Messy Science, and Why Everyone Benefits From Showing the Mess

If scientists entertain the myth that giant leaps are the everyday happening of science, science funders will expect extraordinary claims in return for funding, and everyone will be disappointed with that game.

Here are a few of the comments in the article that I found very useful to consider:

As BICEP2 clearly demonstrates, most science is a work in progress.

This is something that I try and put across when discussing science and the scientific method with the general public. Sure, science is a human endeavour. Scientists don't like to be wrong, there are politics involved. However, if sufficient evidence arises, scientists will (eventually) revise their model or claim, or even scrap it all together. There is sufficient historical evidence that this has happened over and over, even though the evidence also shows that it doesn't always happen as fast as it should. With technology comes faster and easier communication and therefore increased scrutiny by peers, which hopefully means that this critical introspection by the scientific community is happening faster than in the past.

What in reality is a long, messy and convoluted process of three steps forward and two steps back is too easily presented as giant leaps between states of confusion and blinding revelation.
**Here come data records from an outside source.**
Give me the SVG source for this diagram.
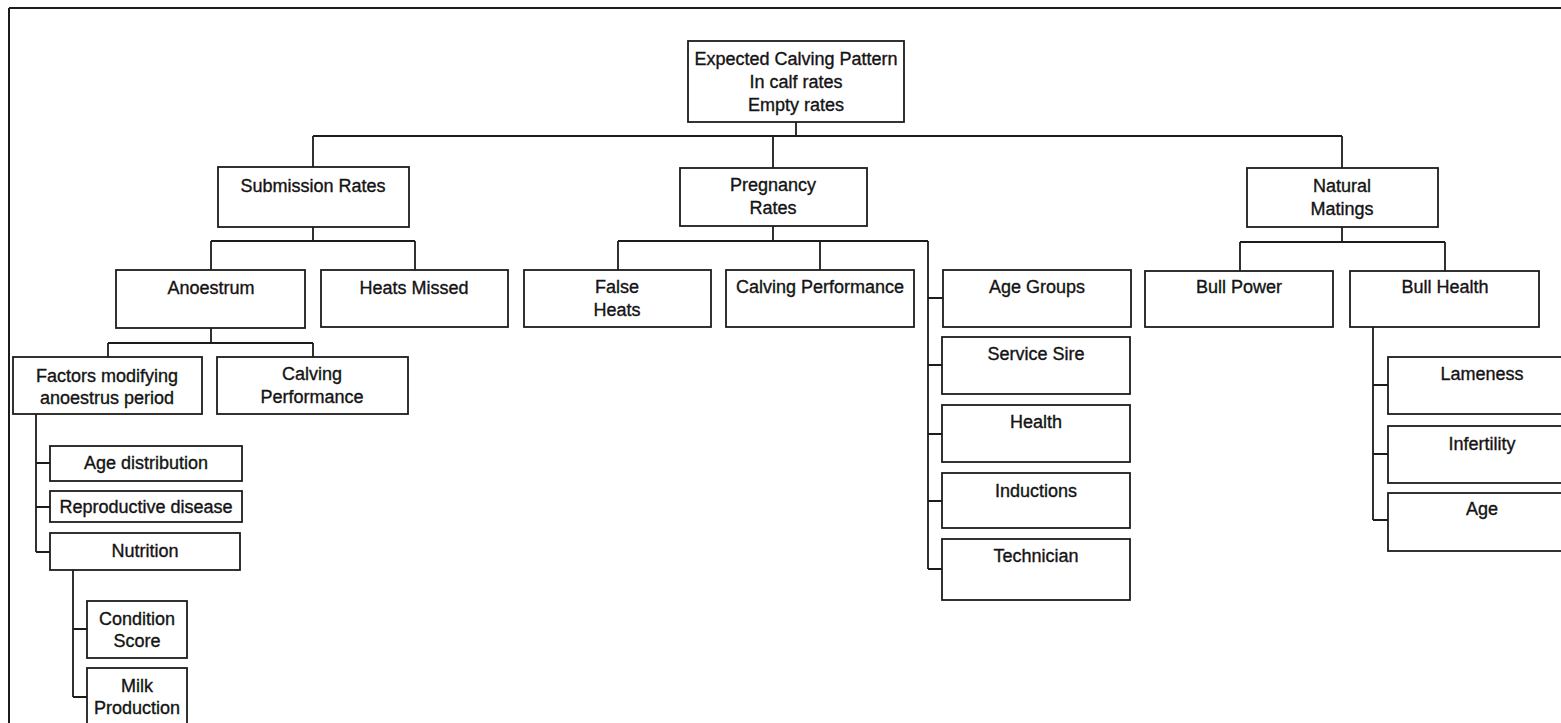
<svg xmlns="http://www.w3.org/2000/svg" width="1561" height="723" viewBox="0 0 1561 723">
  <style>
    .box { fill: #ffffff; stroke: #1c1c1c; stroke-width: 1.8; }
    .wire { fill: none; stroke: #1c1c1c; stroke-width: 1.8; }
    .frame { fill: none; stroke: #1c1c1c; stroke-width: 2; }
    text { font-family: "Liberation Sans", Arial, sans-serif; font-size: 18px; fill: #141414; stroke: #141414; stroke-width: 0.35; text-anchor: middle; }
  </style>
  <rect x="0" y="0" width="1561" height="723" fill="#ffffff"/>

  <!-- page frame (top and left edges) -->
  <path class="frame" d="M9,8 H1561 M9,8 V723"/>

  <!-- connectors -->
  <g id="connectors">
    <!-- root to first level -->
    <path class="wire" d="M796,122 V136 M313,136 H1342 M313,136 V167 M773,136 V168 M1342,136 V168"/>
    <!-- Submission Rates branch -->
    <path class="wire" d="M313,227 V241 M211,241 H415 M211,241 V270 M415,241 V270"/>
    <!-- Anoestrum branch -->
    <path class="wire" d="M211,328 V343 M108,343 H313 M108,343 V357 M313,343 V357"/>
    <!-- Factors modifying anoestrus period list -->
    <path class="wire" d="M36,414 V552 M36,463 H50 M36,507 H50 M36,552 H50"/>
    <!-- Nutrition list -->
    <path class="wire" d="M73,570 V697 M73,629 H87 M73,697 H87"/>
    <!-- Pregnancy Rates branch -->
    <path class="wire" d="M773,226 V241 M618,241 H928 M618,241 V270 M820,241 V270"/>
    <path class="wire" d="M928,241 V569 M928,298 H943 M928,365 H942 M928,434 H942 M928,501 H942 M928,569 H942"/>
    <!-- Natural Matings branch -->
    <path class="wire" d="M1342,227 V242 M1240,242 H1445 M1240,242 V271 M1445,242 V271"/>
    <!-- Bull Health list -->
    <path class="wire" d="M1373,327 V520 M1373,385 H1388 M1373,454 H1388 M1373,520 H1388"/>
  </g>

  <!-- root -->
  <g id="n-root">
    <rect class="box" x="688" y="41" width="216" height="81"/>
    <text x="796" y="65">Expected Calving Pattern</text>
    <text x="796" y="88">In calf rates</text>
    <text x="796" y="111">Empty rates</text>
  </g>

  <!-- first level -->
  <g id="n-submission">
    <rect class="box" x="218" y="167" width="191" height="60"/>
    <text x="313" y="192">Submission Rates</text>
  </g>
  <g id="n-pregnancy">
    <rect class="box" x="680" y="168" width="187" height="58"/>
    <text x="773" y="191">Pregnancy</text>
    <text x="773" y="214">Rates</text>
  </g>
  <g id="n-natural">
    <rect class="box" x="1247" y="168" width="191" height="59"/>
    <text x="1342" y="192">Natural</text>
    <text x="1342" y="215">Matings</text>
  </g>

  <!-- Submission Rates children -->
  <g id="n-anoestrum">
    <rect class="box" x="116" y="270" width="189" height="58"/>
    <text x="211" y="294">Anoestrum</text>
  </g>
  <g id="n-heats-missed">
    <rect class="box" x="321" y="270" width="187" height="57"/>
    <text x="414" y="294">Heats Missed</text>
  </g>

  <!-- Anoestrum children -->
  <g id="n-factors">
    <rect class="box" x="13" y="357" width="189" height="57"/>
    <text x="107" y="382">Factors  modifying</text>
    <text x="107" y="404">anoestrus period</text>
  </g>
  <g id="n-calving-perf-a">
    <rect class="box" x="217" y="357" width="191" height="57"/>
    <text x="312" y="380">Calving</text>
    <text x="312" y="403">Performance</text>
  </g>

  <!-- factors list -->
  <g id="n-age-dist">
    <rect class="box" x="50" y="446" width="192" height="35"/>
    <text x="146" y="469">Age distribution</text>
  </g>
  <g id="n-repro">
    <rect class="box" x="50" y="491" width="192" height="31"/>
    <text x="146" y="513">Reproductive disease</text>
  </g>
  <g id="n-nutrition">
    <rect class="box" x="50" y="533" width="190" height="37"/>
    <text x="145" y="557">Nutrition</text>
  </g>
  <g id="n-condition">
    <rect class="box" x="87" y="601" width="100" height="57"/>
    <text x="137" y="625">Condition</text>
    <text x="137" y="647">Score</text>
  </g>
  <g id="n-milk">
    <rect class="box" x="87" y="668" width="100" height="70"/>
    <text x="137" y="692">Milk</text>
    <text x="137" y="714">Production</text>
  </g>

  <!-- Pregnancy Rates children -->
  <g id="n-false-heats">
    <rect class="box" x="524" y="270" width="187" height="57"/>
    <text x="617" y="293">False</text>
    <text x="617" y="316">Heats</text>
  </g>
  <g id="n-calving-perf-b">
    <rect class="box" x="726" y="270" width="188" height="57"/>
    <text x="820" y="293">Calving Performance</text>
  </g>
  <g id="n-age-groups">
    <rect class="box" x="943" y="270" width="188" height="57"/>
    <text x="1037" y="293">Age Groups</text>
  </g>
  <g id="n-service-sire">
    <rect class="box" x="942" y="337" width="188" height="57"/>
    <text x="1036" y="360">Service Sire</text>
  </g>
  <g id="n-health">
    <rect class="box" x="942" y="405" width="188" height="57"/>
    <text x="1036" y="428">Health</text>
  </g>
  <g id="n-inductions">
    <rect class="box" x="942" y="473" width="188" height="55"/>
    <text x="1036" y="497">Inductions</text>
  </g>
  <g id="n-technician">
    <rect class="box" x="942" y="539" width="188" height="61"/>
    <text x="1036" y="562">Technician</text>
  </g>

  <!-- Natural Matings children -->
  <g id="n-bull-power">
    <rect class="box" x="1145" y="271" width="188" height="56"/>
    <text x="1239" y="293">Bull Power</text>
  </g>
  <g id="n-bull-health">
    <rect class="box" x="1350" y="271" width="189" height="56"/>
    <text x="1445" y="293">Bull Health</text>
  </g>
  <g id="n-lameness">
    <rect class="box" x="1388" y="357" width="190" height="57"/>
    <text x="1482" y="380">Lameness</text>
  </g>
  <g id="n-infertility">
    <rect class="box" x="1388" y="426" width="190" height="57"/>
    <text x="1482" y="450">Infertility</text>
  </g>
  <g id="n-age">
    <rect class="box" x="1388" y="493" width="190" height="58"/>
    <text x="1482" y="515">Age</text>
  </g>
</svg>
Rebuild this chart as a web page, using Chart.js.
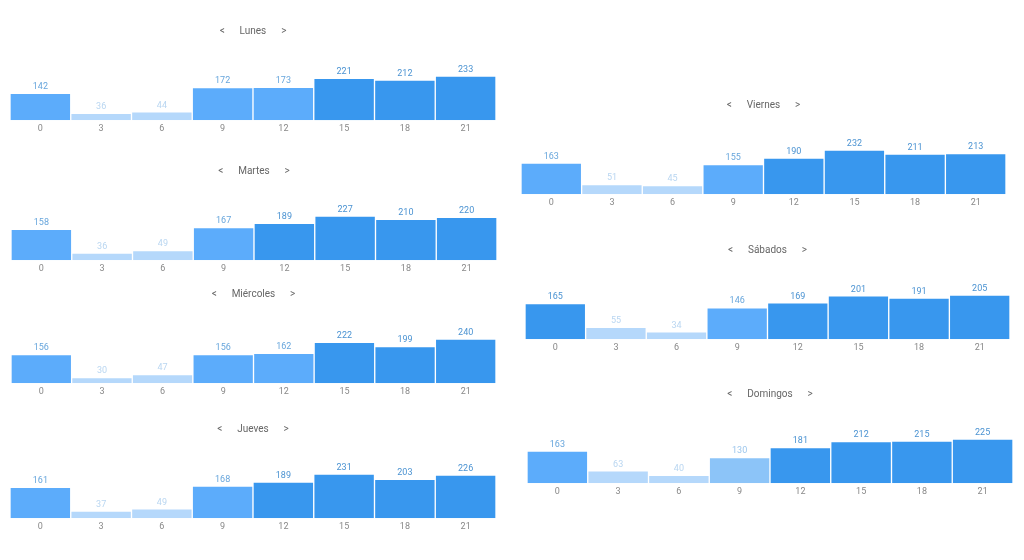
<!DOCTYPE html>
<html>
<head>
<meta charset="utf-8">
<script src="https://cdn.jsdelivr.net/npm/chart.js@4.4.1/dist/chart.umd.min.js"></script>
<style>
  html, body { margin: 0; padding: 0; background: #fff; }
  body { width: 1024px; height: 560px; position: relative; overflow: hidden; }
  .box { position: absolute; height: 124px; }
</style>
</head>
<body>
<div class="box" id="b0" style="left:10px; top:15px; width:486px;"><canvas id="c0"></canvas></div>
<div class="box" id="b1" style="left:11px; top:155px; width:486px;"><canvas id="c1"></canvas></div>
<div class="box" id="b2" style="left:11px; top:278px; width:485px;"><canvas id="c2"></canvas></div>
<div class="box" id="b3" style="left:10px; top:413px; width:486px;"><canvas id="c3"></canvas></div>
<div class="box" id="b4" style="left:521px; top:89px; width:485px;"><canvas id="c4"></canvas></div>
<div class="box" id="b5" style="left:525px; top:234px; width:485px;"><canvas id="c5"></canvas></div>
<div class="box" id="b6" style="left:527px; top:378px; width:486px;"><canvas id="c6"></canvas></div>
<script>
// horas (etiquetas del eje x)
const hours = ["0", "3", "6", "9", "12", "15", "18", "21"];

// días
const days = ["Lunes", "Martes", "Miércoles", "Jueves", "Viernes", "Sábados", "Domingos"];

// valores por día
const lunes     = [142, 36, 44, 172, 173, 221, 212, 233];
const martes    = [158, 36, 49, 167, 189, 227, 210, 220];
const miercoles = [156, 30, 47, 156, 162, 222, 199, 240];
const jueves    = [161, 37, 49, 168, 189, 231, 203, 226];
const viernes   = [163, 51, 45, 155, 190, 232, 211, 213];
const sabados   = [165, 55, 34, 146, 169, 201, 191, 205];
const domingos  = [163, 63, 40, 130, 181, 212, 215, 225];

const series = [lunes, martes, miercoles, jueves, viernes, sabados, domingos];

// color según lo alto que está respecto al máximo del día
function shade(v, max) {
    const r = v / max;
    if (r >= 0.78) return { bar: "#3897ee", txt: "#4b93d2" };
    if (r >= 0.6)  return { bar: "#5cacfb", txt: "#68a6dc" };
    if (r >= 0.45) return { bar: "#8cc4f8", txt: "#9cc6ec" };
    return { bar: "#b5d8fb", txt: "#b9d6f1" };
}

// etiquetas de valor encima de cada barra
const valueLabels = {
    id: "valueLabels",
    afterDatasetsDraw(chart) {
        const ctx = chart.ctx;
        const meta = chart.getDatasetMeta(0);
        const data = chart.data.datasets[0].data;
        const cols = chart.data.datasets[0].labelColors;
        ctx.save();
        ctx.font = "9px Roboto";
        ctx.textAlign = "center";
        ctx.textBaseline = "bottom";
        meta.data.forEach((bar, i) => {
            ctx.fillStyle = cols[i];
            ctx.fillText(String(data[i]), bar.x, bar.y - 2);
        });
        ctx.restore();
    }
};

series.forEach((vals, k) => {
    const max = Math.max(...vals);
    const cols = vals.map(v => shade(v, max));
    new Chart(document.getElementById("c" + k), {
        type: "bar",
        data: {
            labels: hours,
            datasets: [{
                data: vals,
                backgroundColor: cols.map(c => c.bar),
                labelColors: cols.map(c => c.txt),
                borderColor: "#ffffff",
                borderWidth: 1,
                barPercentage: 1,
                categoryPercentage: 1
            }]
        },
        options: {
            responsive: true,
            maintainAspectRatio: false,
            animation: false,
            layout: { padding: { left: 0, right: 0, top: 0, bottom: 2 } },
            plugins: {
                legend: { display: false },
                tooltip: { enabled: false },
                title: {
                    display: true,
                    text: "<      " + days[k] + "      >",
                    color: "#666",
                    font: { family: "Roboto", size: 10, weight: "normal" },
                    padding: { top: 10, bottom: 39 }
                }
            },
            scales: {
                x: {
                    grid: { display: false, drawTicks: false },
                    border: { display: false },
                    ticks: { color: "#888", font: { family: "Roboto", size: 9 }, padding: 3 }
                },
                y: { display: false, min: 0, max: max }
            }
        },
        plugins: [valueLabels]
    });
});
</script>
</body>
</html>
This is something I find very frustrating in the portrayal of science in the media, both in the news and especially in films. Giant leaps in science are rare. When they happen, they rely on decades of new technology, and often arise after deep struggles within the scientific community.

However, it is scientists duty to portray science as it is: messy and long-winded. As this article points out, the BICEP2 collaboration was too eager to (literally) pop the champagne bottle, supporting the idea that there had been a giant leap. Similarly, in 2011, the faster-than-light neutrinos controversy was mostly due to the fact that the OPERA team had called for a web cast seminar to announce what they new was probably a bug. Their words were extremely cautious, but then why the advertised web cast seminar?

If scientists entertain the myth that giant leaps are the everyday happening of science, science funders will expect extraordinary claims in return for funding, and everyone will be disappointed with that game.